━━━━━ Dataset content
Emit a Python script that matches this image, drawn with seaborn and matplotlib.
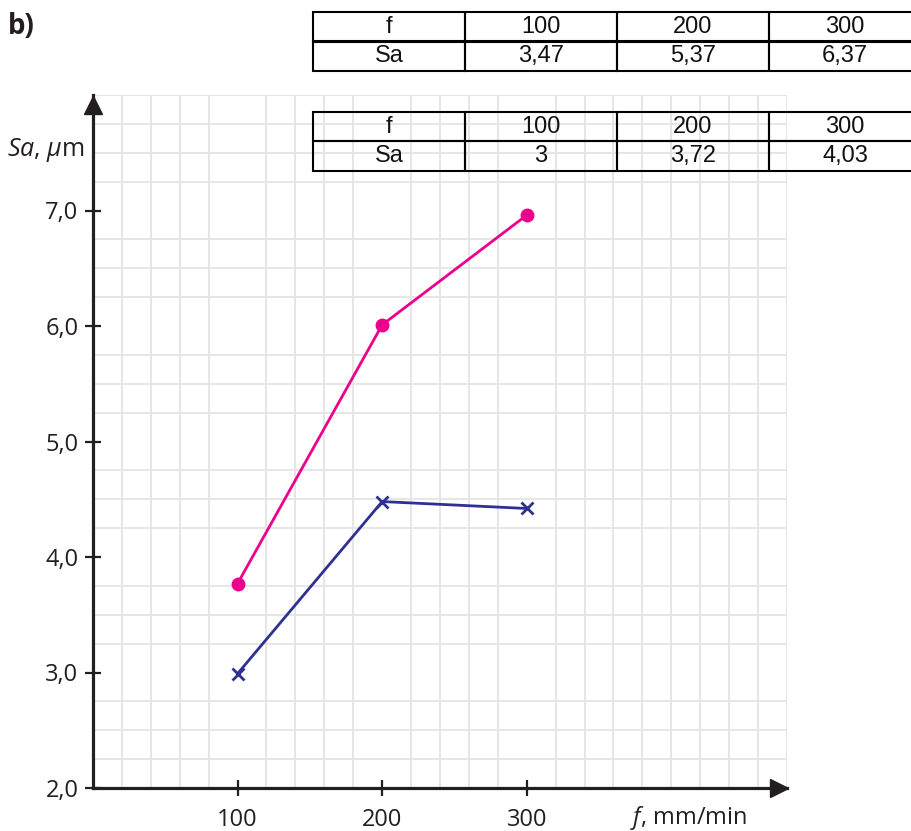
import matplotlib
matplotlib.use("Agg")
import matplotlib.pyplot as plt
from matplotlib.ticker import MultipleLocator, FuncFormatter
import seaborn as sns
import pandas as pd

# feed rate, mm/min
feed = [100, 200, 300]
sa_pink = [3.77, 6.01, 6.96]
sa_blue = [2.99, 4.48, 4.42]
# values printed in the two tables
table_top = [3.47, 5.37, 6.37]
table_bottom = [3, 3.72, 4.03]

PINK = "#ec008c"
BLUE = "#2e3192"
INK = "#231f20"
GRID = "#e6e6e6"

sns.set_style("white")
plt.rcParams["font.family"] = ["Open Sans", "DejaVu Sans"]
plt.rcParams["mathtext.fontset"] = "custom"
plt.rcParams["mathtext.rm"] = "Open Sans"
plt.rcParams["mathtext.it"] = "Open Sans:italic"


def comma(v):
    return f"{v:g}".replace(".", ",")


df = pd.DataFrame({
    "f": feed * 2,
    "Sa": sa_pink + sa_blue,
    "series": ["pink"] * 3 + ["blue"] * 3,
})

fig = plt.figure(figsize=(9.12, 8.31), dpi=100)
ax = fig.add_axes([93 / 912, 1 - 788 / 831, 694 / 912, 693 / 831])

sns.lineplot(data=df[df.series == "pink"], x="f", y="Sa", color=PINK,
             marker="o", markersize=10, markeredgewidth=0, linewidth=2,
             ax=ax, zorder=4)
sns.lineplot(data=df[df.series == "blue"], x="f", y="Sa", color=BLUE,
             marker="x", markersize=8, markeredgewidth=2, markeredgecolor=BLUE,
             linewidth=2, ax=ax, zorder=4)

ax.set_xlim(0, 480)
ax.set_ylim(2, 8)

# graph-paper grid
ax.xaxis.set_minor_locator(MultipleLocator(20))
ax.yaxis.set_minor_locator(MultipleLocator(0.25))
ax.grid(False)
ax.grid(which="minor", color=GRID, linewidth=1.4)
ax.set_axisbelow(True)
ax.tick_params(which="minor", length=0)

ax.set_xticks(feed)
ax.set_yticks([2, 3, 4, 5, 6, 7])
ax.yaxis.set_major_formatter(FuncFormatter(lambda v, p: f"{v:.1f}".replace(".", ",")))
ax.tick_params(which="major", direction="inout", length=11, width=1.6,
               color=INK, labelsize=17, labelcolor=INK, bottom=True, left=True)
ax.tick_params(axis="y", pad=5)
ax.tick_params(axis="x", pad=9)

for s in ["top", "right"]:
    ax.spines[s].set_visible(False)
for s in ["left", "bottom"]:
    ax.spines[s].set_color(INK)
    ax.spines[s].set_linewidth(2.3)

# arrow heads on the axes
ax.plot(0, 0.985, marker="^", markersize=13, color=INK, transform=ax.transAxes,
        clip_on=False, zorder=6)
ax.plot(0.989, 0, marker=">", markersize=13, color=INK, transform=ax.transAxes,
        clip_on=False, zorder=6)

ax.set_xlabel("")
ax.set_ylabel("")
ax.text(-0.012, 0.921, r"$\mathit{Sa}$, $\mathit{μ}$m", ha="right", va="center",
        fontsize=18, color=INK, transform=ax.transAxes)
ax.text(0.774, -0.043, r"$\mathit{f}$, mm/min", ha="left", va="center",
        fontsize=17, color=INK, transform=ax.transAxes)

fig.text(8 / 912, 1 - 26 / 831, "b)", fontsize=20, fontweight="bold",
         color=INK, ha="left", va="center")


def draw_table(top_px, values):
    tax = fig.add_axes([313 / 912, 1 - (top_px + 59) / 831, 608 / 912, 59 / 831])
    tax.axis("off")
    rows = [["f"] + [str(v) for v in feed], ["Sa"] + [comma(v) for v in values]]
    tab = tax.table(cellText=rows, cellLoc="center", bbox=[0, 0, 1, 1])
    tab.auto_set_font_size(False)
    for cell in tab.get_celld().values():
        cell.set_facecolor("none")
        cell.set_edgecolor("black")
        cell.set_linewidth(1.5)
        cell.get_text().set_fontsize(17)
        cell.get_text().set_fontfamily("Liberation Sans")
        cell.get_text().set_color("#111111")


draw_table(12, table_top)
draw_table(112, table_bottom)

fig.savefig("out.png", dpi=100)
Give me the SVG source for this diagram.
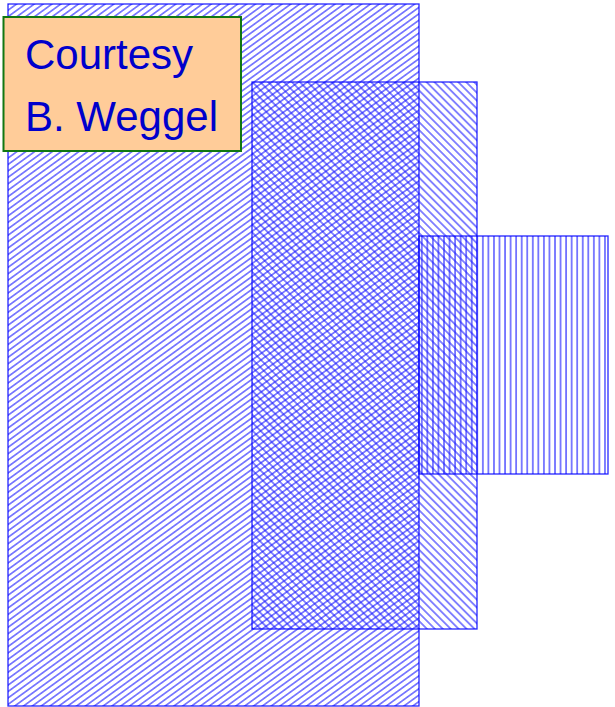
<svg xmlns="http://www.w3.org/2000/svg" width="615" height="707" viewBox="0 0 615 707">
<style>
.hl{stroke:#1a1aff;stroke-width:1.15;stroke-opacity:0.9}
.vl{stroke:#1a1aff;stroke-width:1.3;stroke-opacity:0.85}
.edge{fill:none;stroke:#0000ff;stroke-width:1.3;stroke-opacity:0.85}
.lbl{font-family:"Liberation Sans",Arial,sans-serif;font-size:42px;fill:#0000cc}
</style>
<defs>
<pattern id="p1" patternUnits="userSpaceOnUse" width="10" height="5.2" patternTransform="rotate(-36)">
<line class="hl" x1="0" y1="2.6" x2="10" y2="2.6"/>
</pattern>
<pattern id="p2" patternUnits="userSpaceOnUse" width="10" height="5.6" patternTransform="rotate(45)">
<line class="hl" x1="0" y1="2.8" x2="10" y2="2.8"/>
</pattern>
<pattern id="p3" patternUnits="userSpaceOnUse" x="419" width="5.55" height="10">
<line class="vl" x1="2.8" y1="0" x2="2.8" y2="10"/>
</pattern>
</defs>
<g id="region1">
<rect x="8" y="4" width="411" height="702" fill="url(#p1)"/>
<rect class="edge" x="8" y="4" width="411" height="702"/>
</g>
<g id="region2">
<rect x="252" y="82" width="225" height="547" fill="url(#p2)"/>
<rect class="edge" x="252" y="82" width="225" height="547"/>
</g>
<g id="region3">
<rect x="419" y="236" width="189" height="238" fill="url(#p3)"/>
<rect class="edge" x="419" y="236" width="189" height="238"/>
</g>
<g id="label">
<rect x="3.5" y="17" width="237.5" height="134" fill="#ffcc99" stroke="#117711" stroke-width="2"/>
<text class="lbl" x="25" y="69">Courtesy</text>
<text class="lbl" x="25" y="131">B. Weggel</text>
</g>
<g id="connectors"></g>
</svg>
━━━━━━━━━━
What to work on -
Omit the pictures, and quote the material above exactly as given.

Exercise solution -
Emit a Python script that matches this image, drawn with seaborn and matplotlib.
import matplotlib
matplotlib.use("Agg")
import matplotlib.pyplot as plt
from matplotlib.ticker import MultipleLocator, FuncFormatter
import seaborn as sns
import pandas as pd

# feed rate, mm/min
feed = [100, 200, 300]
sa_pink = [3.77, 6.01, 6.96]
sa_blue = [2.99, 4.48, 4.42]
# values printed in the two tables
table_top = [3.47, 5.37, 6.37]
table_bottom = [3, 3.72, 4.03]

PINK = "#ec008c"
BLUE = "#2e3192"
INK = "#231f20"
GRID = "#e6e6e6"

sns.set_style("white")
plt.rcParams["font.family"] = ["Open Sans", "DejaVu Sans"]
plt.rcParams["mathtext.fontset"] = "custom"
plt.rcParams["mathtext.rm"] = "Open Sans"
plt.rcParams["mathtext.it"] = "Open Sans:italic"


def comma(v):
    return f"{v:g}".replace(".", ",")


df = pd.DataFrame({
    "f": feed * 2,
    "Sa": sa_pink + sa_blue,
    "series": ["pink"] * 3 + ["blue"] * 3,
})

fig = plt.figure(figsize=(9.12, 8.31), dpi=100)
ax = fig.add_axes([93 / 912, 1 - 788 / 831, 694 / 912, 693 / 831])

sns.lineplot(data=df[df.series == "pink"], x="f", y="Sa", color=PINK,
             marker="o", markersize=10, markeredgewidth=0, linewidth=2,
             ax=ax, zorder=4)
sns.lineplot(data=df[df.series == "blue"], x="f", y="Sa", color=BLUE,
             marker="x", markersize=8, markeredgewidth=2, markeredgecolor=BLUE,
             linewidth=2, ax=ax, zorder=4)

ax.set_xlim(0, 480)
ax.set_ylim(2, 8)

# graph-paper grid
ax.xaxis.set_minor_locator(MultipleLocator(20))
ax.yaxis.set_minor_locator(MultipleLocator(0.25))
ax.grid(False)
ax.grid(which="minor", color=GRID, linewidth=1.4)
ax.set_axisbelow(True)
ax.tick_params(which="minor", length=0)

ax.set_xticks(feed)
ax.set_yticks([2, 3, 4, 5, 6, 7])
ax.yaxis.set_major_formatter(FuncFormatter(lambda v, p: f"{v:.1f}".replace(".", ",")))
ax.tick_params(which="major", direction="inout", length=11, width=1.6,
               color=INK, labelsize=17, labelcolor=INK, bottom=True, left=True)
ax.tick_params(axis="y", pad=5)
ax.tick_params(axis="x", pad=9)

for s in ["top", "right"]:
    ax.spines[s].set_visible(False)
for s in ["left", "bottom"]:
    ax.spines[s].set_color(INK)
    ax.spines[s].set_linewidth(2.3)

# arrow heads on the axes
ax.plot(0, 0.985, marker="^", markersize=13, color=INK, transform=ax.transAxes,
        clip_on=False, zorder=6)
ax.plot(0.989, 0, marker=">", markersize=13, color=INK, transform=ax.transAxes,
        clip_on=False, zorder=6)

ax.set_xlabel("")
ax.set_ylabel("")
ax.text(-0.012, 0.921, r"$\mathit{Sa}$, $\mathit{μ}$m", ha="right", va="center",
        fontsize=18, color=INK, transform=ax.transAxes)
ax.text(0.774, -0.043, r"$\mathit{f}$, mm/min", ha="left", va="center",
        fontsize=17, color=INK, transform=ax.transAxes)

fig.text(8 / 912, 1 - 26 / 831, "b)", fontsize=20, fontweight="bold",
         color=INK, ha="left", va="center")


def draw_table(top_px, values):
    tax = fig.add_axes([313 / 912, 1 - (top_px + 59) / 831, 608 / 912, 59 / 831])
    tax.axis("off")
    rows = [["f"] + [str(v) for v in feed], ["Sa"] + [comma(v) for v in values]]
    tab = tax.table(cellText=rows, cellLoc="center", bbox=[0, 0, 1, 1])
    tab.auto_set_font_size(False)
    for cell in tab.get_celld().values():
        cell.set_facecolor("none")
        cell.set_edgecolor("black")
        cell.set_linewidth(1.5)
        cell.get_text().set_fontsize(17)
        cell.get_text().set_fontfamily("Liberation Sans")
        cell.get_text().set_color("#111111")


draw_table(12, table_top)
draw_table(112, table_bottom)

fig.savefig("out.png", dpi=100)
Give me the SVG source for this diagram.
<svg xmlns="http://www.w3.org/2000/svg" width="615" height="707" viewBox="0 0 615 707">
<style>
.hl{stroke:#1a1aff;stroke-width:1.15;stroke-opacity:0.9}
.vl{stroke:#1a1aff;stroke-width:1.3;stroke-opacity:0.85}
.edge{fill:none;stroke:#0000ff;stroke-width:1.3;stroke-opacity:0.85}
.lbl{font-family:"Liberation Sans",Arial,sans-serif;font-size:42px;fill:#0000cc}
</style>
<defs>
<pattern id="p1" patternUnits="userSpaceOnUse" width="10" height="5.2" patternTransform="rotate(-36)">
<line class="hl" x1="0" y1="2.6" x2="10" y2="2.6"/>
</pattern>
<pattern id="p2" patternUnits="userSpaceOnUse" width="10" height="5.6" patternTransform="rotate(45)">
<line class="hl" x1="0" y1="2.8" x2="10" y2="2.8"/>
</pattern>
<pattern id="p3" patternUnits="userSpaceOnUse" x="419" width="5.55" height="10">
<line class="vl" x1="2.8" y1="0" x2="2.8" y2="10"/>
</pattern>
</defs>
<g id="region1">
<rect x="8" y="4" width="411" height="702" fill="url(#p1)"/>
<rect class="edge" x="8" y="4" width="411" height="702"/>
</g>
<g id="region2">
<rect x="252" y="82" width="225" height="547" fill="url(#p2)"/>
<rect class="edge" x="252" y="82" width="225" height="547"/>
</g>
<g id="region3">
<rect x="419" y="236" width="189" height="238" fill="url(#p3)"/>
<rect class="edge" x="419" y="236" width="189" height="238"/>
</g>
<g id="label">
<rect x="3.5" y="17" width="237.5" height="134" fill="#ffcc99" stroke="#117711" stroke-width="2"/>
<text class="lbl" x="25" y="69">Courtesy</text>
<text class="lbl" x="25" y="131">B. Weggel</text>
</g>
<g id="connectors"></g>
</svg>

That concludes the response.